The only rational explanation is that conservative politicians, before coming into power, claim to believe our Charter rights must be upheld, no matter how distasteful someone’s speech may be. Upon seizing power, the tables turn almost instantly and those former proponents of free speech now must, like their socialist counterparts, control what ordinary Canadians can say in public.
Gerry Nicholls, writing in The Hill Times, ridiculed conservatives for their lack of backbone in a column published June 17th, 2021.
Maybe the official motto for Canada’s conservative political parties should be, “We Like to Take the Easy Way Out.”
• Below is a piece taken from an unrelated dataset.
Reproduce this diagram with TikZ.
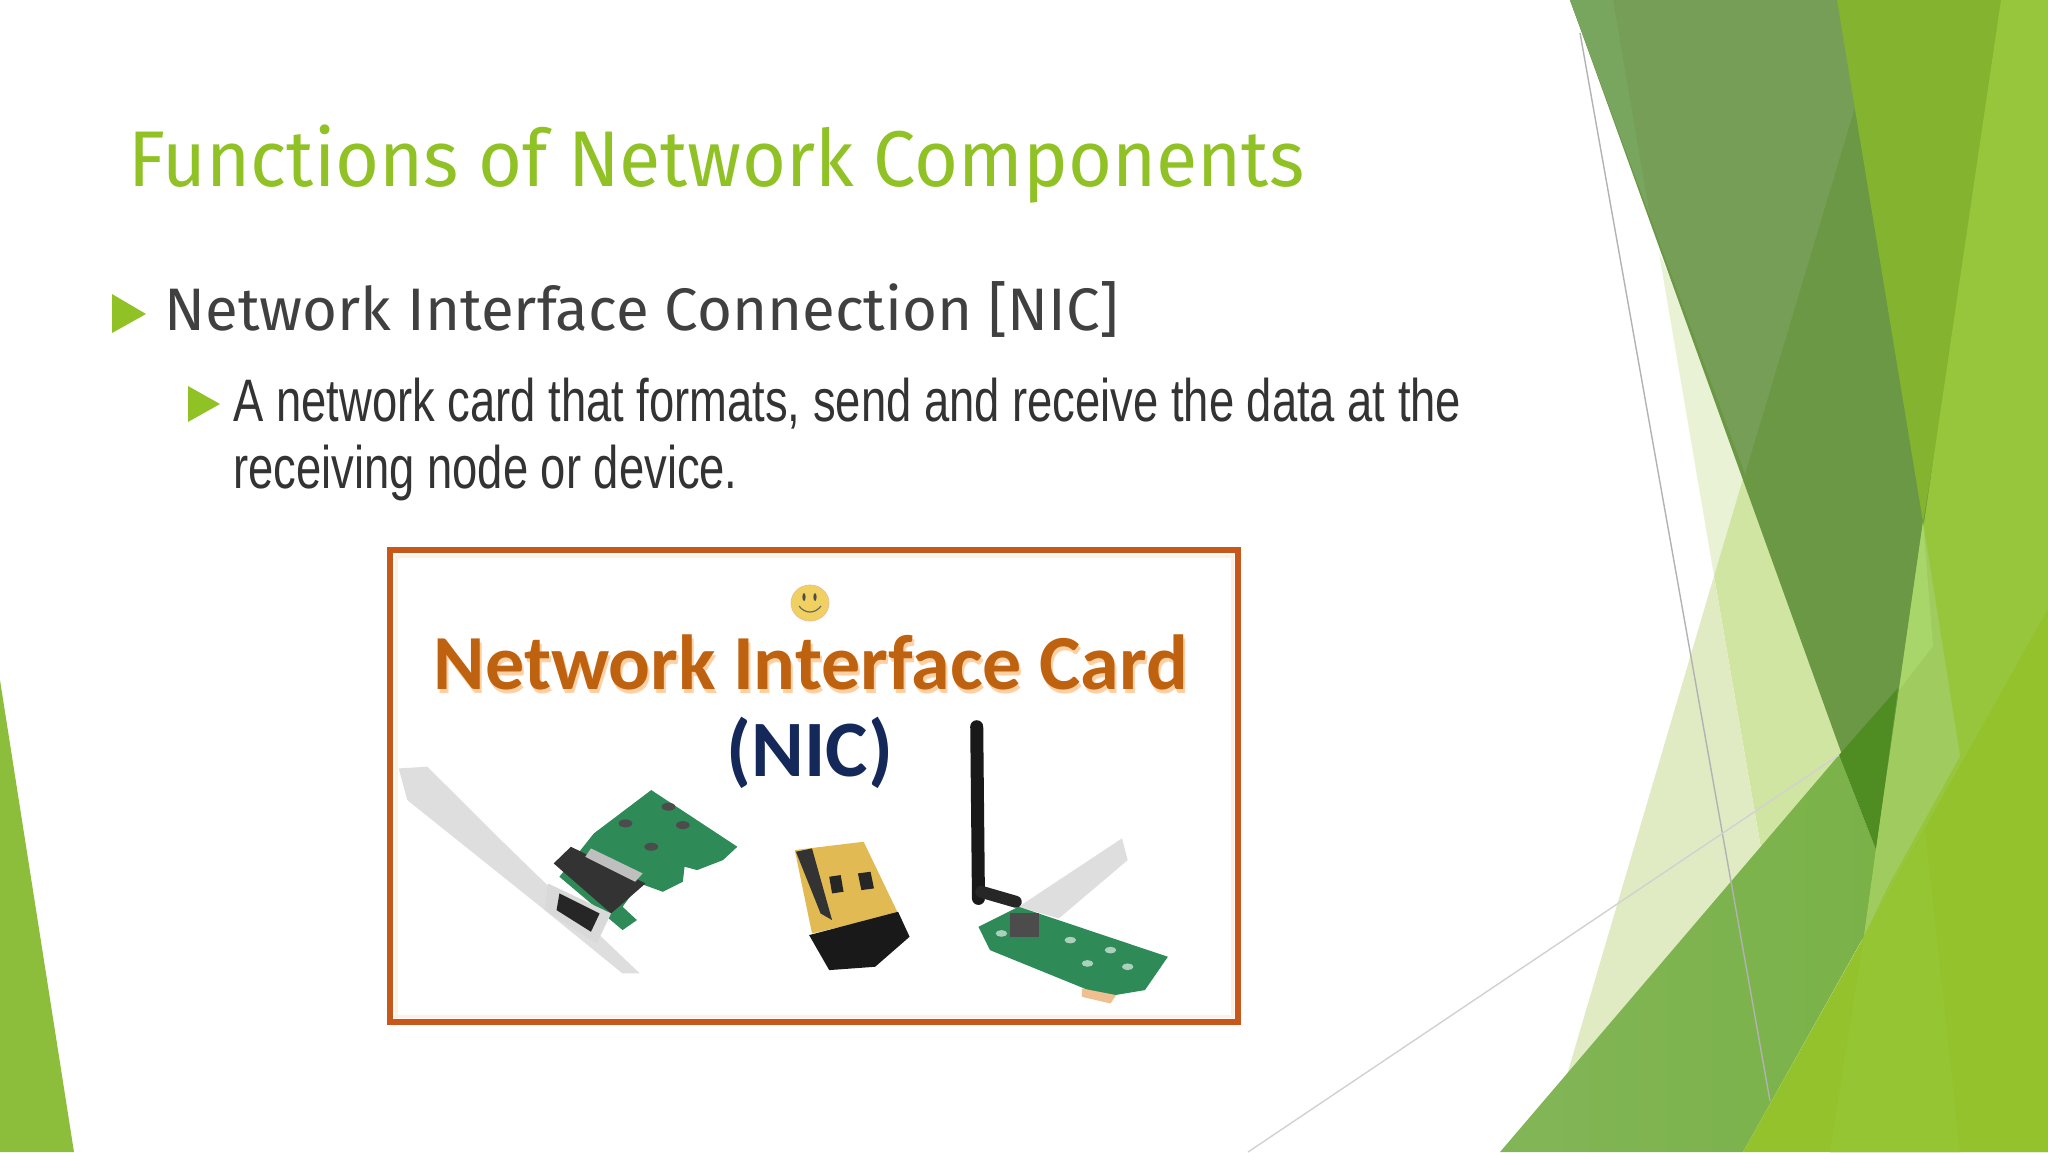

After all, it seems to me conservative politicians in this country prefer to avoid tough battles.
Consider, for instance, how federal Conservative Party Leader Erin O’Toole recently performed an “if you can’t beat them join them” tactical manoeuvre when he opted to meekly drop his fight against Liberal-style carbon taxes.
Or if you want an even more egregious example of a Conservative politician taking the easy way out, there’s Ontario Premier Doug Ford, who, rather than battling his opponents, fair and square, decided instead to silence them, using the heavy-handed power of the state.
Now before I go on, let me say this legal battle never should have occurred in the first place.
I say that because Ontario has a conservative government and one of the things conservatives are supposed to stand for is individual freedom, including the right to free election speech.
My point is, as a good conservative, Ford should have voluntarily repealed Ontario’s gag law on principle; he should have let freedom reign.
But he didn’t.
And that’s a problem for anyone who believes in standing on principle, something which both Doug Ford and Erin O’Toole seem incapable.
Andrew Coyne likewise excoriated Doug Ford for his use of the Notwithstanding Clause to save his censorious legislation in his June 16th column in The Globe and Mail:
Is it good law? Does it respect freedom of speech? Was the judge wrong to overturn it? In brief: No, no and no. It’s a terrible piece of legislation, far beyond its brazen attempt to muzzle the government’s critics. The judge was right to toss it out, but in truth it should never have passed.
Recall that the particular section before the court, limiting pre-election advertising by “third-party” groups – unions, corporations, activists of all kinds – is but one of several troubling provisions in the bill. Passed earlier this year, it raised the limits on individual contributions to nearly three times the level set by the previous Liberal government. In addition, it enriched the public subsidy to which the parties are entitled, another Liberal-era reform, which Mr. Ford had promised to abolish.
So while the Ford government defends the limits on third parties in terms of the need to keep “big money” out of Ontario elections, in fact it is content that Ontario elections should be awash in big money – as long as it’s the right kind.
The idea that a group of citizens who care deeply about an issue should be prevented from bringing these concerns to public attention is disturbing enough, even during an election campaign. But that they would be similarly proscribed for six months, or a whole year, is frankly incredible.
More to the point, it’s unnecessary.
Whether you love or hate Ford’s use of the Notwithstanding Clause, the larger point is Doug Ford should side with liberty and free speech but does not.
Instead, Doug Ford sided with Justin Trudeau and every other censorious politician who, like every three-year-old ever, wants what they want when they want it, and will scream and cry until they get it.
Doug Ford was supposed to be better than this.
In reality, he’s no better than any other opportunistic, self-serving politician.
The bigger problem is he will probably get away with his liberty-despising antics and win a majority government when the next election comes around.
And who will we have to blame for that?